I managed to double the speed of the “Core” element of the GPU to 500MHz and increase the RAM speed by 100MHz to 500MHz. I had to set the over_voltage_sdram to 1, adding 0.025v to the RAM controller voltage.
The results show how the two components affect performance differently. GTKPerf and Quake III were both given the greatest performance increase from the RAM overclock. This is because the GPU shares the RAM, so graphical tasks should receive more of a boost from RAM speed.
GZip and BC were most affected by the Core clock increase. This is apparently because this component contains the Cache for the CPU, and will affect CPU intensive operations.
It’s also well worth overclocking the GPU Core and RAM to squeeze the another 4% if your board can do it and remain stable.
The chart below shows the rendering performance of the GPU for Quake III. I couldn’t get Quake III to run properly at any CPU clock above 950MHz, despite everything else being rock-solid until atleast 1100MHz.
The entire overclock above represents about 4.5FPS difference, from 27.9FPS at 700MHz to 32.4FPS at 950MHz with RAM and Core overclocks. It’s worth noting that the RAM provided a 1.5FPS or 4.9% performance boost.

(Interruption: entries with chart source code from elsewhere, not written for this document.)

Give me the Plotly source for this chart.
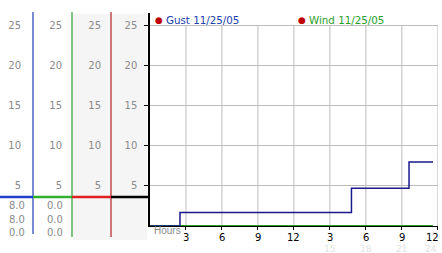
import plotly.graph_objects as go

W, H = 442, 253

# ---- data ----
gust_hours = [0, 2.5, 16.8, 21.6, 23.6]
gust_speed = [0, 1.7, 4.7, 8.0, 8.0]
wind_hours = [0, 23.6]
wind_speed = [0, 0]
series_names = ["Gust 11/25/05", "Wind 11/25/05"]
y_ticks = [5, 10, 15, 20, 25]
x_ticks = [3, 6, 9, 12, 15, 18, 21, 24]
x_tick_main = ["3", "6", "9", "12", "3", "6", "9", "12"]
x_tick_sub = ["", "", "", "", "15", "18", "21", "24"]
gust_stats = ["8.0", "8.0", "0.0"]
wind_stats = ["0.0", "0.0", "0.0"]

GUST = "#1a1a8c"
GUST_TXT = "#2040b0"
WIND = "#2aa02a"
GRID = "#bdbdbd"
LBL = "#8a8a8a"
FONT = "DejaVu Sans"


def fx(px):
    return px / W


def fy(py):
    return 1 - py / H


fig = go.Figure()
fig.add_trace(go.Scatter(x=wind_hours, y=wind_speed, mode="lines",
                         line=dict(color=WIND, width=2), name=series_names[1],
                         showlegend=False, cliponaxis=False))
fig.add_trace(go.Scatter(x=gust_hours, y=gust_speed, mode="lines",
                         line=dict(color=GUST, width=1.5, shape="hv"),
                         name=series_names[0], showlegend=False))

shapes = []
shapes.append(dict(type="rect", xref="paper", yref="paper", x0=fx(73), x1=fx(147),
                   y0=fy(240), y1=fy(14), fillcolor="#f5f5f5", line_width=0, layer="below"))
for t in x_ticks:
    shapes.append(dict(type="line", xref="x", yref="y", x0=t, x1=t, y0=0, y1=max(y_ticks),
                       line=dict(color=GRID, width=1), layer="below"))
for xp, col, yb in [(33, "#2040b0", 234), (72, WIND, 237), (111, "#b02020", 237)]:
    shapes.append(dict(type="line", xref="paper", yref="paper", x0=fx(xp), x1=fx(xp),
                       y0=fy(yb), y1=fy(12), line=dict(color=col, width=1.2)))
for x0, x1, col in [(0, 33, "#2040d0"), (33, 72, "#30b030"), (72, 111, "#e02020"), (111, 150, "#000000")]:
    shapes.append(dict(type="line", xref="paper", yref="paper", x0=fx(x0), x1=fx(x1),
                       y0=fy(197), y1=fy(197), line=dict(color=col, width=2.5)))

annotations = []
for (xd, xt, col, name) in [(159, 164, GUST_TXT, series_names[0]), (302, 307, WIND, series_names[1])]:
    annotations.append(dict(xref="paper", yref="paper", x=fx(xd), y=fy(19.5), text="●",
                            showarrow=False, font=dict(color="#c00000", size=9, family=FONT),
                            xanchor="center", yanchor="middle"))
    annotations.append(dict(xref="paper", yref="paper", x=fx(xt), y=fy(19.5), text=name,
                            showarrow=False, font=dict(color=col, size=10.3, family=FONT),
                            xanchor="left", yanchor="middle"))
annotations.append(dict(xref="paper", yref="paper", x=fx(152), y=fy(230.5), text="Hours",
                        showarrow=False, font=dict(color=LBL, size=10, family="Liberation Sans"),
                        xanchor="left", yanchor="middle"))
last = x_ticks[-1]
for t, m, s in zip(x_ticks, x_tick_main, x_tick_sub):
    edge = t == last
    annotations.append(dict(xref="x", yref="paper", x=t, y=fy(237), text=m,
                            showarrow=False, font=dict(color="black", size=10, family=FONT),
                            xanchor="right" if edge else "center", xshift=3 if edge else 0,
                            yanchor="middle"))
    if s:
        annotations.append(dict(xref="x", yref="paper", x=t, y=fy(249), text=s,
                                showarrow=False, font=dict(color="#e2e2e2", size=9, family=FONT),
                                xanchor="right" if edge else "center", xshift=1 if edge else 0,
                                yanchor="middle"))
for vals, xr in [(gust_stats, 27), (wind_stats, 65)]:
    for v, yp in zip(vals, [205.5, 219, 232.5]):
        annotations.append(dict(xref="paper", yref="paper", x=fx(xr), y=fy(yp), text=v,
                                showarrow=False, font=dict(color=LBL, size=10, family=FONT),
                                xanchor="right", yanchor="middle"))

yrange = [0, 26.6]
ydom = [fy(226), fy(13)]
common_y = dict(range=yrange, tickvals=y_ticks, ticktext=[str(v) for v in y_ticks],
                tickfont=dict(color=LBL, size=10, family=FONT), fixedrange=True,
                automargin=False)

fig.update_layout(
    width=W, height=H, margin=dict(l=0, r=0, t=0, b=0),
    paper_bgcolor="white", plot_bgcolor="rgba(0,0,0,0)",
    showlegend=False,
    xaxis=dict(domain=[fx(150), fx(437.8)], range=[0, 24], tickvals=x_ticks,
               showticklabels=False, showgrid=False, zeroline=False, automargin=False,
               showline=True, linecolor="black", linewidth=1,
               ticks="outside", ticklen=3, tickcolor="black"),
    yaxis=dict(domain=ydom, showgrid=True, gridcolor=GRID, gridwidth=1, zeroline=False,
               showline=True, linecolor="black", linewidth=1.5,
               ticks="outside", ticklen=4, tickcolor="black", ticklabelstandoff=5,
               **common_y),
    yaxis2=dict(overlaying="y", anchor="free", position=fx(111), side="left",
                showgrid=False, zeroline=False, showline=False, ticks="",
                ticklabelstandoff=10, **common_y),
    yaxis3=dict(overlaying="y", anchor="free", position=fx(72), side="left",
                showgrid=False, zeroline=False, showline=False, ticks="",
                ticklabelstandoff=10, **common_y),
    yaxis4=dict(overlaying="y", anchor="free", position=fx(33), side="left",
                showgrid=False, zeroline=False, showline=False, ticks="",
                ticklabelstandoff=12, **common_y),
    shapes=shapes, annotations=annotations,
)
for ax in ["y2", "y3", "y4"]:
    fig.add_trace(go.Scatter(x=[None], y=[None], yaxis=ax, showlegend=False, hoverinfo="skip"))

fig.write_html("out.html")
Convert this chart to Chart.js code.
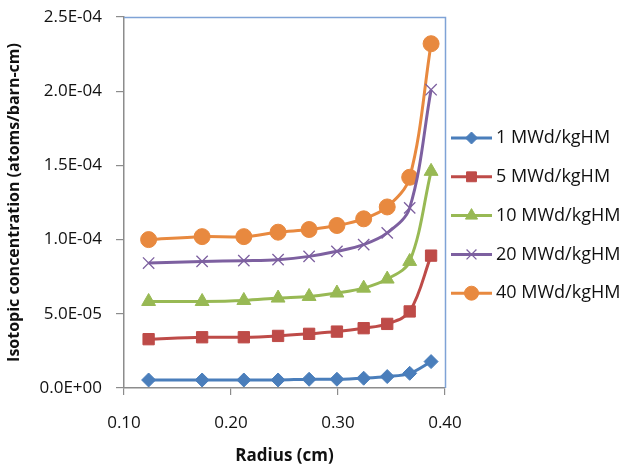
<!DOCTYPE html>
<html>
<head>
<meta charset="utf-8">
<script src="https://cdn.jsdelivr.net/npm/chart.js@4/dist/chart.umd.min.js"></script>
<style>
html,body{margin:0;padding:0;background:#fff;}
#wrap{width:631px;height:466px;position:relative;}
</style>
</head>
<body>
<div id="wrap"><canvas id="c" width="631" height="466"></canvas></div>
<script>
const radius = [0.123, 0.173, 0.212, 0.244, 0.273, 0.299, 0.324, 0.346, 0.367, 0.387];
const seriesNames = ["1 MWd/kgHM", "5 MWd/kgHM", "10 MWd/kgHM", "20 MWd/kgHM", "40 MWd/kgHM"];
const burnup1  = [5.4e-6, 5.4e-6, 5.4e-6, 5.4e-6, 5.9e-6, 5.9e-6, 6.6e-6, 7.7e-6, 9.9e-6, 1.78e-5];
const burnup5  = [3.29e-5, 3.42e-5, 3.42e-5, 3.51e-5, 3.65e-5, 3.80e-5, 4.03e-5, 4.32e-5, 5.16e-5, 8.92e-5];
const burnup10 = [5.83e-5, 5.83e-5, 5.90e-5, 6.06e-5, 6.17e-5, 6.40e-5, 6.73e-5, 7.34e-5, 8.53e-5, 1.46e-4];
const burnup20 = [8.42e-5, 8.53e-5, 8.58e-5, 8.65e-5, 8.87e-5, 9.21e-5, 9.66e-5, 1.045e-4, 1.214e-4, 2.01e-4];
const burnup40 = [1.00e-4, 1.02e-4, 1.02e-4, 1.05e-4, 1.068e-4, 1.095e-4, 1.14e-4, 1.22e-4, 1.42e-4, 2.32e-4];
const xTicks = [0.10, 0.20, 0.30, 0.40];
const yTicks = [0, 5e-5, 1e-4, 1.5e-4, 2e-4, 2.5e-4];

const colors = ["#4A7EBB", "#BE4B48", "#98B954", "#7D60A0", "#E8893F"];
const styles = ["rectRot", "rect", "triangle", "crossRot", "circle"];
const radii = [7, 8, 8, 8, 8];
const allSeries = [burnup1, burnup5, burnup10, burnup20, burnup40];

const FONT = "'Open Sans', 'Liberation Sans', sans-serif";
const TXT = "#111";

function fmtExp(v) {
  let s = Number(v).toExponential(1);
  let [m, e] = s.split("e");
  let sign = e[0] === "-" ? "-" : "+";
  let d = e.replace(/^[+-]/, "");
  if (d.length < 2) d = "0" + d;
  return m + "E" + sign + d;
}

const datasets = allSeries.map((vals, i) => ({
  label: seriesNames[i],
  data: vals.map((v, j) => ({x: radius[j], y: v})),
  borderColor: colors[i],
  backgroundColor: colors[i],
  pointBackgroundColor: colors[i],
  pointBorderColor: colors[i],
  pointStyle: styles[i],
  pointRadius: radii[i],
  pointBorderWidth: styles[i] === "crossRot" ? 1.3 : 1,
  borderWidth: 3,
  tension: 0.35,
  showLine: true
}));

const framePlugin = {
  id: "frame",
  afterDatasetsDraw(chart) {
    const {ctx, chartArea: a} = chart;
    ctx.save();
    ctx.strokeStyle = "#7FA3D6";
    ctx.lineWidth = 1.5;
    ctx.beginPath();
    ctx.moveTo(a.left, a.top + 0.5);
    ctx.lineTo(a.right + 0.5, a.top + 0.5);
    ctx.lineTo(a.right + 0.5, a.bottom);
    ctx.stroke();
    ctx.restore();
  }
};

const legendPlugin = {
  id: "customLegend",
  afterDraw(chart) {
    const {ctx} = chart;
    ctx.save();
    const x0 = 451, x1 = 492, tx = 496;
    const y0 = 138, dy = 38.8;
    chart.data.datasets.forEach((ds, i) => {
      const y = y0 + i * dy;
      ctx.strokeStyle = ds.borderColor;
      ctx.lineWidth = 3;
      ctx.beginPath();
      ctx.moveTo(x0, y);
      ctx.lineTo(x1, y);
      ctx.stroke();
      ctx.fillStyle = ds.backgroundColor;
      ctx.strokeStyle = ds.borderColor;
      ctx.lineWidth = ds.pointBorderWidth;
      Chart.helpers.drawPoint(ctx, {pointStyle: ds.pointStyle, radius: ds.pointRadius - 1, rotation: 0, borderWidth: ds.pointBorderWidth}, (x0 + x1) / 2, y);
      ctx.fillStyle = TXT;
      ctx.font = "18px " + FONT;
      ctx.textBaseline = "middle";
      ctx.textAlign = "left";
      ctx.fillText(ds.label, tx, y);
    });
    ctx.restore();
  }
};

new Chart(document.getElementById("c"), {
  type: "scatter",
  data: {datasets},
  options: {
    responsive: false,
    animation: false,
    devicePixelRatio: 1,
    layout: {padding: {top: 17, right: 186, left: 0, bottom: 0}},
    plugins: {legend: {display: false}, tooltip: {enabled: false}},
    scales: {
      x: {
        type: "linear",
        min: 0.1, max: 0.4,
        afterBuildTicks(scale) { scale.ticks = xTicks.map(v => ({value: v})); },
        afterFit(scale) { scale.height = 78; },
        grid: {drawOnChartArea: false, color: "#8c8c8c", tickLength: 7, lineWidth: 1.2},
        border: {color: "#8c8c8c", width: 1.5},
        ticks: {
          color: TXT,
          font: {family: FONT, size: 17},
          padding: 18,
          callback: v => Number(v).toFixed(2)
        },
        title: {
          display: true, text: "Radius (cm)", color: TXT,
          font: {family: FONT, size: 17, weight: "bold"},
          padding: {top: 4, bottom: 0}
        }
      },
      y: {
        type: "linear",
        min: 0, max: 2.5e-4,
        afterBuildTicks(scale) { scale.ticks = yTicks.map(v => ({value: v})); },
        afterFit(scale) { scale.width = 124; scale.paddingTop = 0; scale.paddingBottom = 0; },
        grid: {drawOnChartArea: false, color: "#8c8c8c", tickLength: 8, lineWidth: 1.2},
        border: {color: "#8c8c8c", width: 1.5},
        ticks: {
          color: TXT,
          font: {family: FONT, size: 17},
          padding: 14,
          callback: v => fmtExp(v)
        },
        title: {
          display: true, text: "Isotopic concentration (atoms/barn-cm)", color: TXT,
          font: {family: FONT, size: 16, weight: "bold"},
          padding: {top: 5, bottom: 0}
        }
      }
    }
  },
  plugins: [framePlugin, legendPlugin]
});
</script>
</body>
</html>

In previous tests a performance improvement was observed when the GPU Core was overclocked to 500MHz when the CPU was at 900MHz, but that appears to have disappeared at 950MHz, though it is visible when both the Core and RAM are overclocked. This is probably because the benchmarks fluctuate by 2-4% each time, and it takes several attempts and a lot of luck to get the best possible result for each configuration.